GIVEN TASK:
Please reproduce the lines of the records below from the one holding "What matplotlib code" through the one holding "cap_na = [328, 293, 307, 277, 247, 237]", inclusive, skipping all pictures.

RECORDS FOR THIS TASK:

========================================

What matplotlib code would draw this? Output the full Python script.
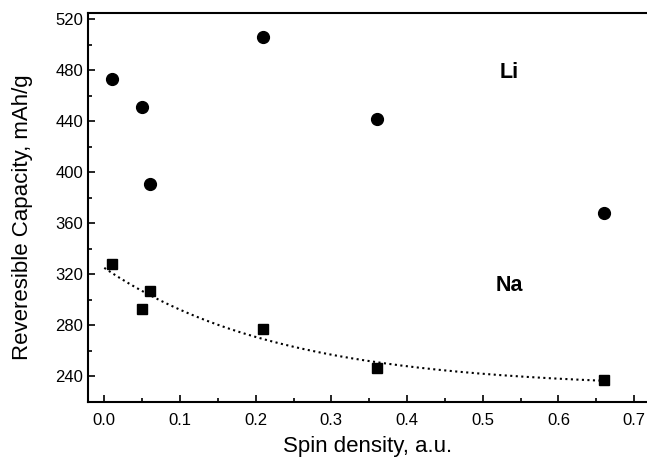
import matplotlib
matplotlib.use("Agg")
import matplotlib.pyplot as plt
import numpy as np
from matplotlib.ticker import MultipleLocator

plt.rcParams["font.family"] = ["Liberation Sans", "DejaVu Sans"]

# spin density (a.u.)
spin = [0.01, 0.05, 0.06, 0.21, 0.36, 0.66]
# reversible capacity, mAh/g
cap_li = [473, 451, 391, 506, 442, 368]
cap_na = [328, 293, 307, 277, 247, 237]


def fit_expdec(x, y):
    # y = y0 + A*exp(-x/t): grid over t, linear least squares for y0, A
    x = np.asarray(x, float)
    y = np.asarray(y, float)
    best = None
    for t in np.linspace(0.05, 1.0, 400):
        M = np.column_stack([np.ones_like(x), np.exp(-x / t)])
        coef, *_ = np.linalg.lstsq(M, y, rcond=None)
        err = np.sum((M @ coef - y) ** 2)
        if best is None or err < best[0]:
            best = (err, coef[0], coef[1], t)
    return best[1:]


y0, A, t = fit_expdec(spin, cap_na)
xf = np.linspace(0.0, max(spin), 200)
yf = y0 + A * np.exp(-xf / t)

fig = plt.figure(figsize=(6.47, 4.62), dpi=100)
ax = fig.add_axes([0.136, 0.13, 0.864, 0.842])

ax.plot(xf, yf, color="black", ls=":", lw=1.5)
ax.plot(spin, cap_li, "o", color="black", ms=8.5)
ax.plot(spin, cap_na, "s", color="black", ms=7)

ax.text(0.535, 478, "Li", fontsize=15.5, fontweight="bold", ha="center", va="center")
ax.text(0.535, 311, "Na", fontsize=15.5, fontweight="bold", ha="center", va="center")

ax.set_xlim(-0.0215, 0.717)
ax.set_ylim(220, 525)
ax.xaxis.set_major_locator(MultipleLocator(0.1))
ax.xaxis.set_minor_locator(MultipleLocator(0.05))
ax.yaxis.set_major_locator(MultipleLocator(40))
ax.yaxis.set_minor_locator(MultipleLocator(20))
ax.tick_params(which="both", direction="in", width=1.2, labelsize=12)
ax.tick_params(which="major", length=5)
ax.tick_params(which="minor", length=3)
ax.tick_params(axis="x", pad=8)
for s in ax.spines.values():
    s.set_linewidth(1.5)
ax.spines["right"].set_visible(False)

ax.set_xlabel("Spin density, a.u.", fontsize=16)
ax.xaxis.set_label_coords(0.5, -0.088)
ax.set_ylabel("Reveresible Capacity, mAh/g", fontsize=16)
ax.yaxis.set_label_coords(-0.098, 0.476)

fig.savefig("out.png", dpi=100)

========================================

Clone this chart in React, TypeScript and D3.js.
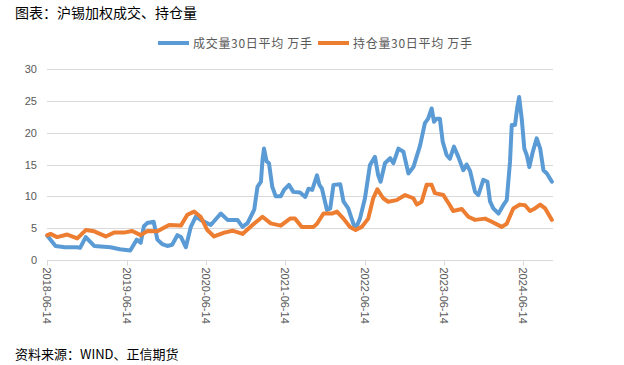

========================================

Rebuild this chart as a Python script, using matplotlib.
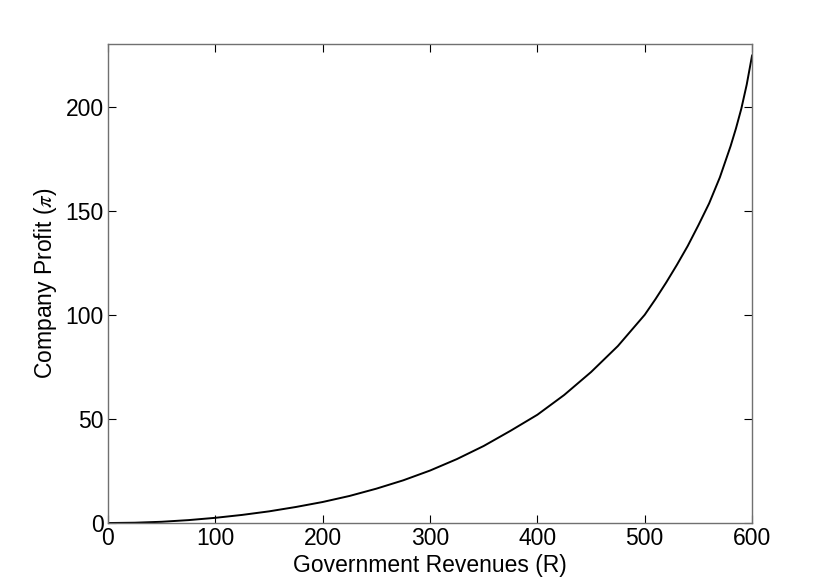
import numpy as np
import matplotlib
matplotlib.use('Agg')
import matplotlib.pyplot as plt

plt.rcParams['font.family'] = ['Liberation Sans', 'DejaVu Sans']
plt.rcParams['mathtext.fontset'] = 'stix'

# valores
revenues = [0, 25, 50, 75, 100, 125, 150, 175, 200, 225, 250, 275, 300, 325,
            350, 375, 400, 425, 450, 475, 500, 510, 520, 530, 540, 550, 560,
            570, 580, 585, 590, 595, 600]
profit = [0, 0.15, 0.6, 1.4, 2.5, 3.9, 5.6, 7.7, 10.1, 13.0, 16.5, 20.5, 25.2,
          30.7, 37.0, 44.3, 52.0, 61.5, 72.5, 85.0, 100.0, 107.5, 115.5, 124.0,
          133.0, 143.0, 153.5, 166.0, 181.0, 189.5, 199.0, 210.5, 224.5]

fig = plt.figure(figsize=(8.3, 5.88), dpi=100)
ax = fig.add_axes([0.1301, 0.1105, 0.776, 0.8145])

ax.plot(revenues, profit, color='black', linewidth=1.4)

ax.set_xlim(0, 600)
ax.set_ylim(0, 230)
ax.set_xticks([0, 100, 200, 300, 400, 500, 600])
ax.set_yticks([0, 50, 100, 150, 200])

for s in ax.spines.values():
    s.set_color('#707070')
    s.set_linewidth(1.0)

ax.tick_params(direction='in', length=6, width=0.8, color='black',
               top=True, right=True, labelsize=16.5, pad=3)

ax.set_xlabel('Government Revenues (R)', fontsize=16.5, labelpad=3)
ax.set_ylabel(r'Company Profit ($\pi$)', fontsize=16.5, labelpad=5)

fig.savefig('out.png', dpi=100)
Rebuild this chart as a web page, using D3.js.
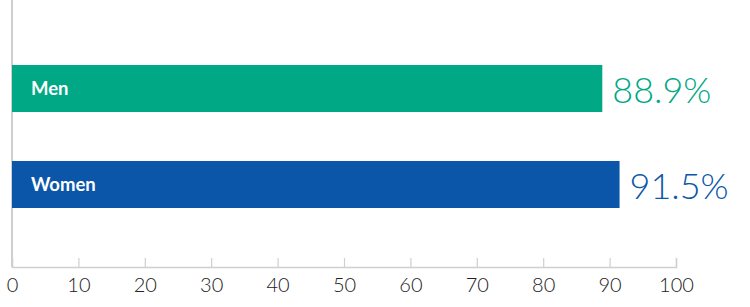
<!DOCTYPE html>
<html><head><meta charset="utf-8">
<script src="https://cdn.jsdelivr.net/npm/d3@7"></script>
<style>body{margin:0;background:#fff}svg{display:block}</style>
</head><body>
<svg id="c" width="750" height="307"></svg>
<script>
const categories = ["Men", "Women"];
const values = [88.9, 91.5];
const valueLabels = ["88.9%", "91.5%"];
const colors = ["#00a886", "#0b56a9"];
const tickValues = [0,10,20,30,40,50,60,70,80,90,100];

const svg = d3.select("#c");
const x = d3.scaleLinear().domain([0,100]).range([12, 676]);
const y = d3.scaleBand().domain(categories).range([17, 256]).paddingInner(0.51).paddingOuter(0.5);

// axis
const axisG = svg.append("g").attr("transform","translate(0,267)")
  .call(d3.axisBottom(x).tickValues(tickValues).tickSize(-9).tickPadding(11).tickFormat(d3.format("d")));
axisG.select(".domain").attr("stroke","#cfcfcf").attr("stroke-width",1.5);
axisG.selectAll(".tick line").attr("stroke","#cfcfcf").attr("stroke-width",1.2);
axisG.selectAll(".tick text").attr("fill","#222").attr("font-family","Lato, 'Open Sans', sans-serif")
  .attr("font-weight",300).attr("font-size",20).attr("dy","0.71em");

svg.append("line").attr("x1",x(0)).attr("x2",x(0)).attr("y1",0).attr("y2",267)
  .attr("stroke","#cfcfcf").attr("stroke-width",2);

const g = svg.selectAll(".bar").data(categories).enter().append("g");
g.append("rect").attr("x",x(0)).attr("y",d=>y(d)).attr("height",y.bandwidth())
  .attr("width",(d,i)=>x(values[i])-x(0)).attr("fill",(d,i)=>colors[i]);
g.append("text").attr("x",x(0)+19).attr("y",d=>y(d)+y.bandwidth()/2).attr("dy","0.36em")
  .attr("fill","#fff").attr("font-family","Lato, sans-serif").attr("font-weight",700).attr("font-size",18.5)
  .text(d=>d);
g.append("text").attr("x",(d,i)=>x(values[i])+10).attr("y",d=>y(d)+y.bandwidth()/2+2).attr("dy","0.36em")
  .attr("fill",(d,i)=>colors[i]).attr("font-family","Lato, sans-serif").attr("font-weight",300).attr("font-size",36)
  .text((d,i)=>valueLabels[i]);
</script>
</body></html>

========================================

EXERCISE RESPONSE:
What matplotlib code would draw this? Output the full Python script.
import matplotlib
matplotlib.use("Agg")
import matplotlib.pyplot as plt
import numpy as np
from matplotlib.ticker import MultipleLocator

plt.rcParams["font.family"] = ["Liberation Sans", "DejaVu Sans"]

# spin density (a.u.)
spin = [0.01, 0.05, 0.06, 0.21, 0.36, 0.66]
# reversible capacity, mAh/g
cap_li = [473, 451, 391, 506, 442, 368]
cap_na = [328, 293, 307, 277, 247, 237]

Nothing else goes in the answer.